Zanshin-Tracks sind nichts für das "nebenbei Hören". Meine Musik erfordert schon eine gewisse Aufmerksamkeit. Aber ich produziere nicht auf die Komplexität hin. Das wäre übertrieben. Bei "Ogris Debris" arbeiten wir zu zweit und als Zanshin mache ich vor allem das, was mir Spaß macht. Das heißt weniger Kompromisse. Für mich waren Dinge immer interessanter, wenn sie mich herausgefordert haben. Ein Track, den ich nicht gleich verstehen konnte, war für mich immer das, was mir letztendlich am meisten gebracht hat. Von solcher Musik habe ich immer viel gelernt. Aalglattes ist einfach generell nicht meins.
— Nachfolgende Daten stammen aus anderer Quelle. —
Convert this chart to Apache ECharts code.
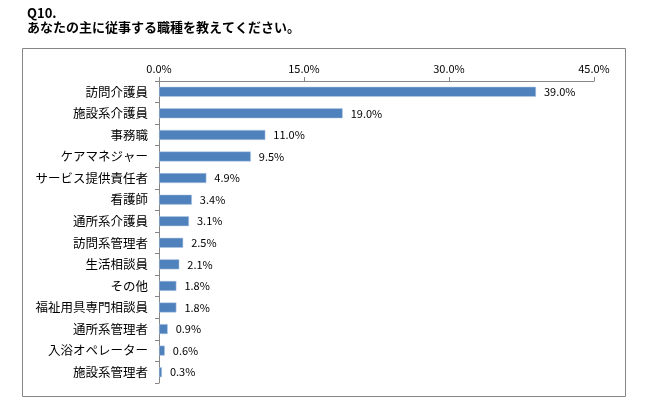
<!DOCTYPE html>
<html>
<head>
    <meta charset="utf-8">
    <title>Q10</title>
    <style>
        html, body { margin: 0; padding: 0; background: #fff; }
        #main { width: 649px; height: 418px; }
    </style>
</head>
<body>
    <div id="main"></div>
    <script src="https://cdn.jsdelivr.net/npm/echarts@6/dist/echarts.min.js"></script>
    <script>
    var categories = ['訪問介護員', '施設系介護員', '事務職', 'ケアマネジャー', 'サービス提供責任者', '看護師', '通所系介護員',
        '訪問系管理者', '生活相談員', 'その他', '福祉用具専門相談員', '通所系管理者', '入浴オペレーター', '施設系管理者'];
    var values = [39.0, 19.0, 11.0, 9.5, 4.9, 3.4, 3.1, 2.5, 2.1, 1.8, 1.8, 0.9, 0.6, 0.3];

    var font = '"Noto Sans CJK JP", sans-serif';
    var chart = echarts.init(document.getElementById('main'));

    var option = {
        animation: false,
        textStyle: { fontFamily: font, color: '#000' },
        graphic: [
            {
                type: 'rect',
                shape: { x: 22.5, y: 48.5, width: 603, height: 348 },
                style: { fill: 'none', stroke: '#868686', lineWidth: 1 }
            },
            {
                type: 'text', left: 27, top: 7,
                style: { text: 'Q10.', font: 'bold 13px ' + font, fill: '#000' }
            },
            {
                type: 'text', left: 27, top: 21,
                style: { text: 'あなたの主に従事する職種を教えてください。', font: 'bold 13px ' + font, fill: '#000' }
            }
        ],
        grid: { left: 159, right: 55, top: 81, bottom: 35 },
        xAxis: {
            type: 'value',
            position: 'top',
            min: 0,
            max: 45,
            interval: 15,
            axisLine: { show: true, lineStyle: { color: '#868686' } },
            axisTick: { show: true, length: 4, lineStyle: { color: '#868686' } },
            axisLabel: {
                fontSize: 11,
                color: '#000',
                margin: 7,
                formatter: function (v) { return v.toFixed(1) + '%'; }
            },
            splitLine: { show: false }
        },
        yAxis: {
            type: 'category',
            inverse: true,
            data: categories,
            axisLine: { show: true, lineStyle: { color: '#868686' } },
            axisTick: { show: true, length: 4, lineStyle: { color: '#868686' } },
            axisLabel: { fontSize: 12.5, color: '#000', margin: 11 }
        },
        series: [{
            type: 'bar',
            data: values,
            barWidth: 10,
            itemStyle: { color: '#4F81BD', borderColor: '#B9CDE5', borderWidth: 0.5 },
            label: {
                show: true,
                position: 'right',
                distance: 8,
                fontSize: 11,
                color: '#000',
                formatter: function (p) { return p.value.toFixed(1) + '%'; }
            }
        }]
    };
    chart.setOption(option);
    window.onresize = chart.resize;
    </script>
</body>
</html>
Sie haben die Arbeit bei Ogris Debris angesprochen. Fans haben schon eine gewisse Erwartung an Tanzflächentauglichkeit. Ist es schwierig, mit dieser Erwartung im Hintergrund, einen Zanshin Live-Act zu spielen?

Ich mache Zanshin schon länger. Dieses "Problem" wäre ich jetzt also schon gewohnt. Ich würde es auch vermessen finden, wenn ich vom Publikum erwarten würde, dass sie jetzt auf Zanshin genauso reagieren, wie auf Ogris Debris. Das wäre eigenartig, oder? Wenn man an den Grenzen der Massentauglichkeit arbeitet, kommt man wohl manchmal zu früh, das muss man als Produzent auch akzeptieren. Das liegt in der Natur der Sache und würde ich nur mit der Motivation von ewiger Euphorie auf die Bühne gehen, dann hätte man doch gleich verloren. Wollen wir wirklich nur gefallen? Im Übrigen machen wir das ja bei Ogris Debris auch nicht!

Ich kenne Zanshin Tracks schon sehr lange, habe Sie aber eine Zeit aus den Augen verloren und höre auf dem aktuellen Album viel von dem, was ich schon gekannt habe. Ist Zanshin ein sehr persönliches Werk?

Das heißt dann wohl, dass ich so etwas wie eine eigene Handschrift gefunden habe! Viele Leute, die mich wirklich gut kennen, sagen, dass Zanshin gut zu mir passt. Ich finde es auch lustig, dass diejenigen oft Ogris Debris Sachen nicht akzeptieren, weil sie sofort die Show erkennen. Zanshin liegt wohl wirklich sehr nah bei mir, das liegt vielleicht an der Art und Weise, wie ich Zanshin-Tracks produziere.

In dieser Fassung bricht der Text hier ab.